**WORK INSTRUCTIONS**
Write out the full listing exactly as given, minus the images.

**SUPPLIED RECORDS**
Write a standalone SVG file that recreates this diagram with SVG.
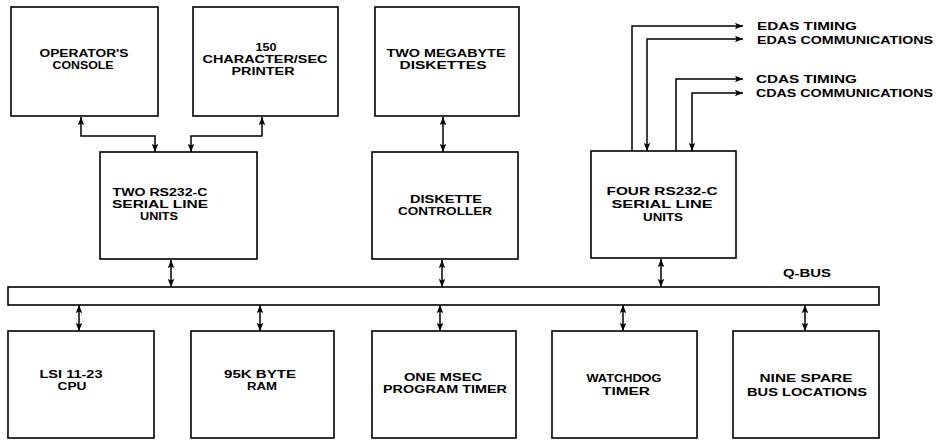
<svg xmlns="http://www.w3.org/2000/svg" width="938" height="442" viewBox="0 0 938 442">
<style>
.box{fill:#fff;stroke:#000;stroke-width:1.6}
.ln{fill:none;stroke:#000;stroke-width:1.5}
text{font-family:"Liberation Sans",Arial,sans-serif;font-weight:bold;font-size:10.5px;fill:#000;text-anchor:middle}
.l{text-anchor:start}
</style>
<defs>
<marker id="ah" viewBox="0 0 10 8" refX="10" refY="4" markerWidth="8" markerHeight="6.4" markerUnits="userSpaceOnUse" orient="auto-start-reverse">
<path d="M0,0 L10,4 L0,8 L2,4 z" fill="#000"/>
</marker>
</defs>
<rect width="938" height="442" fill="#fff"/>

<g id="connectors">
<path class="ln" d="M81,117 V136 H155 V152" marker-start="url(#ah)" marker-end="url(#ah)"/>
<path class="ln" d="M262,117 V136 H191 V152" marker-start="url(#ah)" marker-end="url(#ah)"/>
<path class="ln" d="M443,117 V152" marker-start="url(#ah)" marker-end="url(#ah)"/>
<path class="ln" d="M171,260 V287" marker-start="url(#ah)" marker-end="url(#ah)"/>
<path class="ln" d="M442,260 V287" marker-start="url(#ah)" marker-end="url(#ah)"/>
<path class="ln" d="M661,259 V287" marker-start="url(#ah)" marker-end="url(#ah)"/>
<path class="ln" d="M79,305 V331" marker-start="url(#ah)" marker-end="url(#ah)"/>
<path class="ln" d="M260,305 V331" marker-start="url(#ah)" marker-end="url(#ah)"/>
<path class="ln" d="M440,305 V331" marker-start="url(#ah)" marker-end="url(#ah)"/>
<path class="ln" d="M623,305 V331" marker-start="url(#ah)" marker-end="url(#ah)"/>
<path class="ln" d="M805,305 V331" marker-start="url(#ah)" marker-end="url(#ah)"/>
<path class="ln" d="M632,151 V26 H743" marker-end="url(#ah)"/>
<path class="ln" d="M743,39 H647 V151" marker-start="url(#ah)" marker-end="url(#ah)"/>
<path class="ln" d="M676,151 V79 H743" marker-end="url(#ah)"/>
<path class="ln" d="M743,93 H692 V151" marker-start="url(#ah)" marker-end="url(#ah)"/>
</g>

<g id="operators-console">
<rect class="box" x="11" y="7" width="147" height="109"/>
<text x="84" y="57" textLength="89" lengthAdjust="spacingAndGlyphs">OPERATOR'S</text>
<text x="83" y="69" textLength="61" lengthAdjust="spacingAndGlyphs">CONSOLE</text>
</g>

<g id="printer">
<rect class="box" x="193" y="7" width="145" height="109"/>
<text x="266" y="51" textLength="21" lengthAdjust="spacingAndGlyphs">150</text>
<text x="265" y="63" textLength="125" lengthAdjust="spacingAndGlyphs">CHARACTER/SEC</text>
<text x="263" y="75" textLength="63" lengthAdjust="spacingAndGlyphs">PRINTER</text>
</g>

<g id="diskettes">
<rect class="box" x="375" y="7" width="144" height="109"/>
<text x="446" y="57" textLength="119" lengthAdjust="spacingAndGlyphs">TWO MEGABYTE</text>
<text x="443" y="69" textLength="87" lengthAdjust="spacingAndGlyphs">DISKETTES</text>
</g>

<g id="two-rs232">
<rect class="box" x="100" y="152" width="157" height="107"/>
<text x="160" y="196" textLength="95" lengthAdjust="spacingAndGlyphs">TWO RS232-C</text>
<text x="160" y="208" textLength="96" lengthAdjust="spacingAndGlyphs">SERIAL LINE</text>
<text x="159" y="220" textLength="38" lengthAdjust="spacingAndGlyphs">UNITS</text>
</g>

<g id="diskette-controller">
<rect class="box" x="372" y="152" width="146" height="107"/>
<text x="446" y="203" textLength="72" lengthAdjust="spacingAndGlyphs">DISKETTE</text>
<text x="445" y="215" textLength="94" lengthAdjust="spacingAndGlyphs">CONTROLLER</text>
</g>

<g id="four-rs232">
<rect class="box" x="591" y="151" width="145" height="107"/>
<text x="662" y="195" textLength="111" lengthAdjust="spacingAndGlyphs">FOUR RS232-C</text>
<text x="662" y="208" textLength="101" lengthAdjust="spacingAndGlyphs">SERIAL LINE</text>
<text x="663" y="221" textLength="40" lengthAdjust="spacingAndGlyphs">UNITS</text>
</g>

<g id="external-links">
<text class="l" x="757" y="30" textLength="100" lengthAdjust="spacingAndGlyphs">EDAS TIMING</text>
<text class="l" x="757" y="43.5" textLength="176" lengthAdjust="spacingAndGlyphs">EDAS COMMUNICATIONS</text>
<text class="l" x="756" y="83" textLength="101" lengthAdjust="spacingAndGlyphs">CDAS TIMING</text>
<text class="l" x="756" y="97" textLength="177" lengthAdjust="spacingAndGlyphs">CDAS COMMUNICATIONS</text>
</g>

<g id="q-bus">
<rect class="box" x="8" y="287" width="871" height="18"/>
<text x="807" y="277" textLength="48" lengthAdjust="spacingAndGlyphs">Q-BUS</text>
</g>

<g id="cpu">
<rect class="box" x="8" y="331" width="146" height="107"/>
<text x="71" y="378" textLength="63" lengthAdjust="spacingAndGlyphs">LSI 11-23</text>
<text x="72" y="390" textLength="29" lengthAdjust="spacingAndGlyphs">CPU</text>
</g>

<g id="ram">
<rect class="box" x="191" y="331" width="143" height="107"/>
<text x="260" y="378" textLength="72" lengthAdjust="spacingAndGlyphs">95K BYTE</text>
<text x="262" y="390" textLength="30" lengthAdjust="spacingAndGlyphs">RAM</text>
</g>

<g id="program-timer">
<rect class="box" x="372" y="331" width="144" height="107"/>
<text x="443" y="381" textLength="78" lengthAdjust="spacingAndGlyphs">ONE MSEC</text>
<text x="445" y="393" textLength="124" lengthAdjust="spacingAndGlyphs">PROGRAM TIMER</text>
</g>

<g id="watchdog-timer">
<rect class="box" x="552" y="331" width="145" height="107"/>
<text x="624" y="382" textLength="75" lengthAdjust="spacingAndGlyphs">WATCHDOG</text>
<text x="626" y="395" textLength="48" lengthAdjust="spacingAndGlyphs">TIMER</text>
</g>

<g id="spare-bus-locations">
<rect class="box" x="733" y="331" width="146" height="107"/>
<text x="806" y="382" textLength="93" lengthAdjust="spacingAndGlyphs">NINE SPARE</text>
<text x="807" y="396" textLength="120" lengthAdjust="spacingAndGlyphs">BUS LOCATIONS</text>
</g>
</svg>
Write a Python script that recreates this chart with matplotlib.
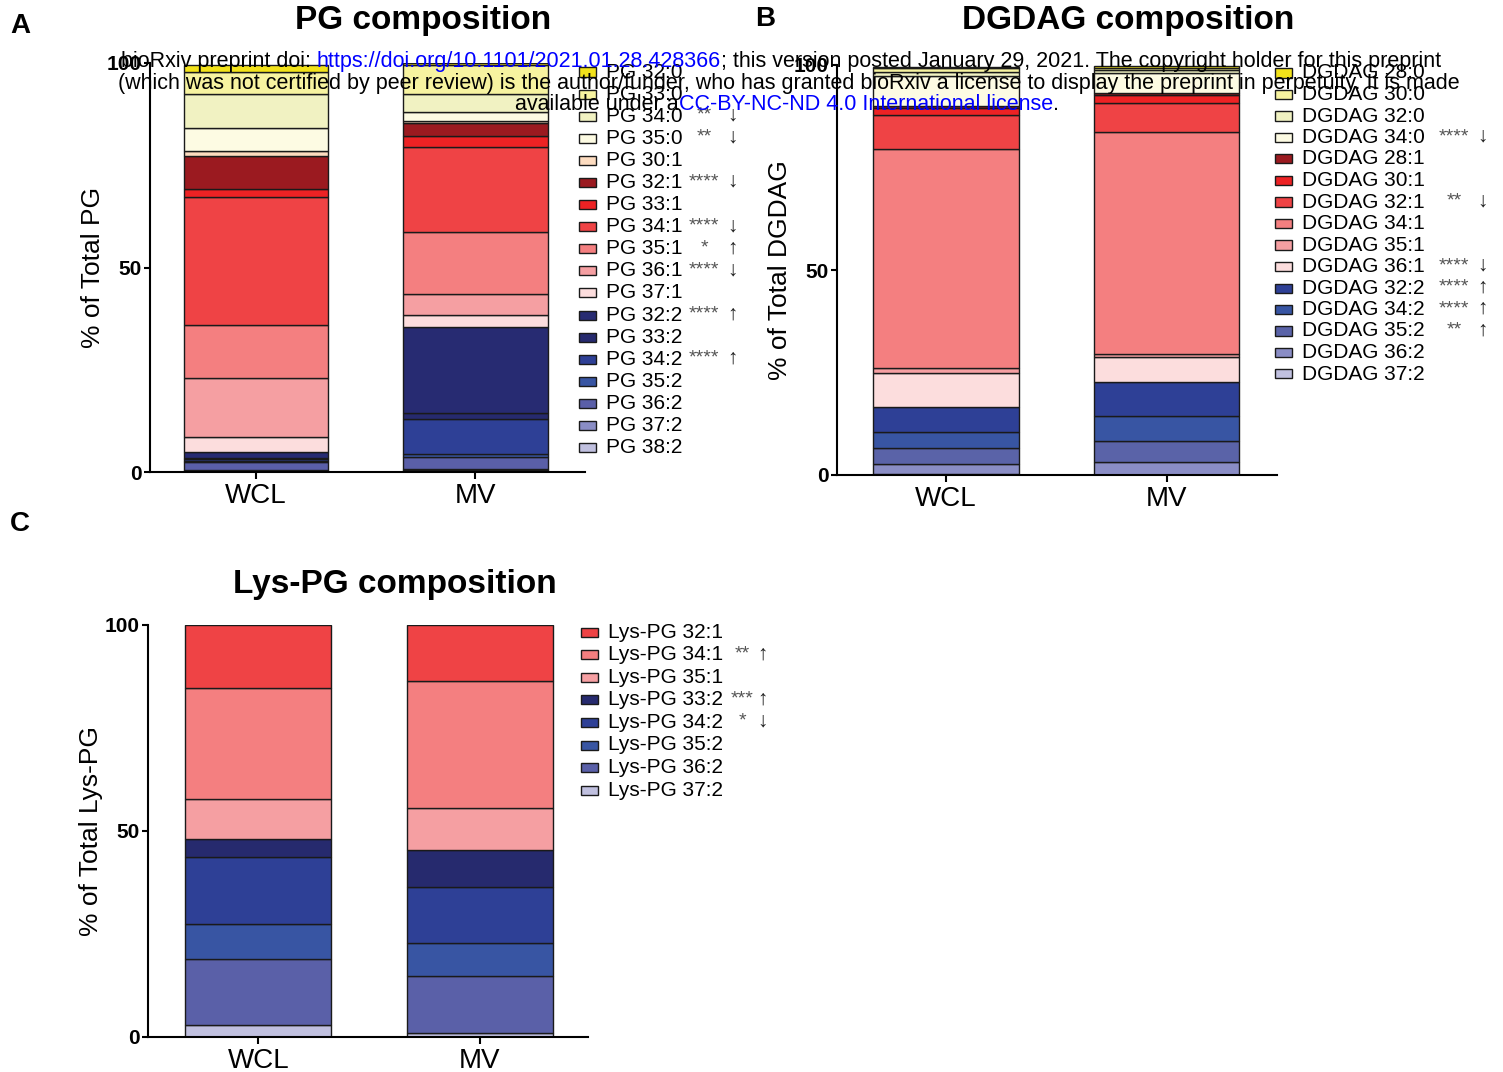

**RESPONSE TO THE EXERCISE**
Write a standalone SVG file that recreates this diagram with SVG.
<svg xmlns="http://www.w3.org/2000/svg" width="938" height="442" viewBox="0 0 938 442">
<style>
.box{fill:#fff;stroke:#000;stroke-width:1.6}
.ln{fill:none;stroke:#000;stroke-width:1.5}
text{font-family:"Liberation Sans",Arial,sans-serif;font-weight:bold;font-size:10.5px;fill:#000;text-anchor:middle}
.l{text-anchor:start}
</style>
<defs>
<marker id="ah" viewBox="0 0 10 8" refX="10" refY="4" markerWidth="8" markerHeight="6.4" markerUnits="userSpaceOnUse" orient="auto-start-reverse">
<path d="M0,0 L10,4 L0,8 L2,4 z" fill="#000"/>
</marker>
</defs>
<rect width="938" height="442" fill="#fff"/>

<g id="connectors">
<path class="ln" d="M81,117 V136 H155 V152" marker-start="url(#ah)" marker-end="url(#ah)"/>
<path class="ln" d="M262,117 V136 H191 V152" marker-start="url(#ah)" marker-end="url(#ah)"/>
<path class="ln" d="M443,117 V152" marker-start="url(#ah)" marker-end="url(#ah)"/>
<path class="ln" d="M171,260 V287" marker-start="url(#ah)" marker-end="url(#ah)"/>
<path class="ln" d="M442,260 V287" marker-start="url(#ah)" marker-end="url(#ah)"/>
<path class="ln" d="M661,259 V287" marker-start="url(#ah)" marker-end="url(#ah)"/>
<path class="ln" d="M79,305 V331" marker-start="url(#ah)" marker-end="url(#ah)"/>
<path class="ln" d="M260,305 V331" marker-start="url(#ah)" marker-end="url(#ah)"/>
<path class="ln" d="M440,305 V331" marker-start="url(#ah)" marker-end="url(#ah)"/>
<path class="ln" d="M623,305 V331" marker-start="url(#ah)" marker-end="url(#ah)"/>
<path class="ln" d="M805,305 V331" marker-start="url(#ah)" marker-end="url(#ah)"/>
<path class="ln" d="M632,151 V26 H743" marker-end="url(#ah)"/>
<path class="ln" d="M743,39 H647 V151" marker-start="url(#ah)" marker-end="url(#ah)"/>
<path class="ln" d="M676,151 V79 H743" marker-end="url(#ah)"/>
<path class="ln" d="M743,93 H692 V151" marker-start="url(#ah)" marker-end="url(#ah)"/>
</g>

<g id="operators-console">
<rect class="box" x="11" y="7" width="147" height="109"/>
<text x="84" y="57" textLength="89" lengthAdjust="spacingAndGlyphs">OPERATOR'S</text>
<text x="83" y="69" textLength="61" lengthAdjust="spacingAndGlyphs">CONSOLE</text>
</g>

<g id="printer">
<rect class="box" x="193" y="7" width="145" height="109"/>
<text x="266" y="51" textLength="21" lengthAdjust="spacingAndGlyphs">150</text>
<text x="265" y="63" textLength="125" lengthAdjust="spacingAndGlyphs">CHARACTER/SEC</text>
<text x="263" y="75" textLength="63" lengthAdjust="spacingAndGlyphs">PRINTER</text>
</g>

<g id="diskettes">
<rect class="box" x="375" y="7" width="144" height="109"/>
<text x="446" y="57" textLength="119" lengthAdjust="spacingAndGlyphs">TWO MEGABYTE</text>
<text x="443" y="69" textLength="87" lengthAdjust="spacingAndGlyphs">DISKETTES</text>
</g>

<g id="two-rs232">
<rect class="box" x="100" y="152" width="157" height="107"/>
<text x="160" y="196" textLength="95" lengthAdjust="spacingAndGlyphs">TWO RS232-C</text>
<text x="160" y="208" textLength="96" lengthAdjust="spacingAndGlyphs">SERIAL LINE</text>
<text x="159" y="220" textLength="38" lengthAdjust="spacingAndGlyphs">UNITS</text>
</g>

<g id="diskette-controller">
<rect class="box" x="372" y="152" width="146" height="107"/>
<text x="446" y="203" textLength="72" lengthAdjust="spacingAndGlyphs">DISKETTE</text>
<text x="445" y="215" textLength="94" lengthAdjust="spacingAndGlyphs">CONTROLLER</text>
</g>

<g id="four-rs232">
<rect class="box" x="591" y="151" width="145" height="107"/>
<text x="662" y="195" textLength="111" lengthAdjust="spacingAndGlyphs">FOUR RS232-C</text>
<text x="662" y="208" textLength="101" lengthAdjust="spacingAndGlyphs">SERIAL LINE</text>
<text x="663" y="221" textLength="40" lengthAdjust="spacingAndGlyphs">UNITS</text>
</g>

<g id="external-links">
<text class="l" x="757" y="30" textLength="100" lengthAdjust="spacingAndGlyphs">EDAS TIMING</text>
<text class="l" x="757" y="43.5" textLength="176" lengthAdjust="spacingAndGlyphs">EDAS COMMUNICATIONS</text>
<text class="l" x="756" y="83" textLength="101" lengthAdjust="spacingAndGlyphs">CDAS TIMING</text>
<text class="l" x="756" y="97" textLength="177" lengthAdjust="spacingAndGlyphs">CDAS COMMUNICATIONS</text>
</g>

<g id="q-bus">
<rect class="box" x="8" y="287" width="871" height="18"/>
<text x="807" y="277" textLength="48" lengthAdjust="spacingAndGlyphs">Q-BUS</text>
</g>

<g id="cpu">
<rect class="box" x="8" y="331" width="146" height="107"/>
<text x="71" y="378" textLength="63" lengthAdjust="spacingAndGlyphs">LSI 11-23</text>
<text x="72" y="390" textLength="29" lengthAdjust="spacingAndGlyphs">CPU</text>
</g>

<g id="ram">
<rect class="box" x="191" y="331" width="143" height="107"/>
<text x="260" y="378" textLength="72" lengthAdjust="spacingAndGlyphs">95K BYTE</text>
<text x="262" y="390" textLength="30" lengthAdjust="spacingAndGlyphs">RAM</text>
</g>

<g id="program-timer">
<rect class="box" x="372" y="331" width="144" height="107"/>
<text x="443" y="381" textLength="78" lengthAdjust="spacingAndGlyphs">ONE MSEC</text>
<text x="445" y="393" textLength="124" lengthAdjust="spacingAndGlyphs">PROGRAM TIMER</text>
</g>

<g id="watchdog-timer">
<rect class="box" x="552" y="331" width="145" height="107"/>
<text x="624" y="382" textLength="75" lengthAdjust="spacingAndGlyphs">WATCHDOG</text>
<text x="626" y="395" textLength="48" lengthAdjust="spacingAndGlyphs">TIMER</text>
</g>

<g id="spare-bus-locations">
<rect class="box" x="733" y="331" width="146" height="107"/>
<text x="806" y="382" textLength="93" lengthAdjust="spacingAndGlyphs">NINE SPARE</text>
<text x="807" y="396" textLength="120" lengthAdjust="spacingAndGlyphs">BUS LOCATIONS</text>
</g>
</svg>
Write a Python script that recreates this chart with matplotlib.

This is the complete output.